Volume 15, Number 1

Phishing URL Detection using LSTM Based Ensemble Learning Approaches

  Authors

Bireswar Banik and Abhijit Sarma, Gauhati University, India

  Abstract

Increasing incidents of phishing attacks tempt a significant challenge for cybersecurity personals. Phishing is a deceitful venture with an intention to steal confidential information of an organization or an individual. Many works have been performed to build anti-phishing solutions over the years, but attackers are coming with new manoeuvres from time to time. Many of the existing techniques are experimented based on limited set of URLs and dependent on other software to collect domain related information of the URLs. In this paper, with an aim to build a more accurate and effective phishing attack detection system, we used the concept of ensemble learning using Long Short-Term Memory (LSTM) models. We proposed ensemble of LSTM models using bagging approach and stacking approach. For performing classification using LSTM method, no separate feature extraction is done. Ensemble models are built integrating the predictions of multiple LSTM models.
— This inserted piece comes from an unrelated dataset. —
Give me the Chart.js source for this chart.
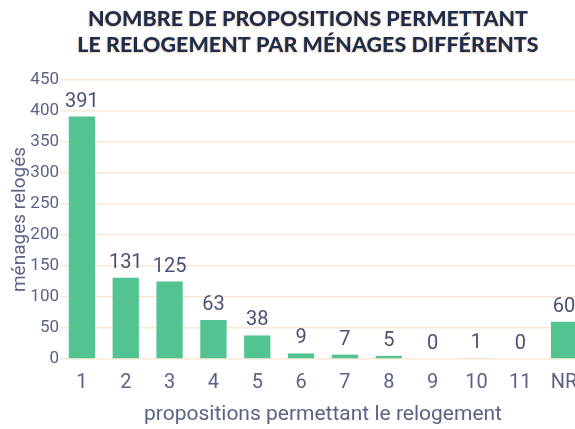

Performances of proposed ensemble LSTM methods are compared with five different machine learning classification methods. To implement these machine learning algorithms, different URL based lexical features are extracted. Mutual Information based feature selection algorithm is used to select more relevant features to perform classifications. Both the bagging and the stacking approaches of ensemble learning using LSTM models outperform other machine learning techniques. The results are compared with other anti-phishing solutions implemented using deep learning methods. Our approaches have proved to be the more accurate one with a low false positive rate of less than 0.15% performed comparatively on a larger dataset.

  Keywords

Cyber security, Phishing attack, Machine learning, LSTM, Ensemble learning.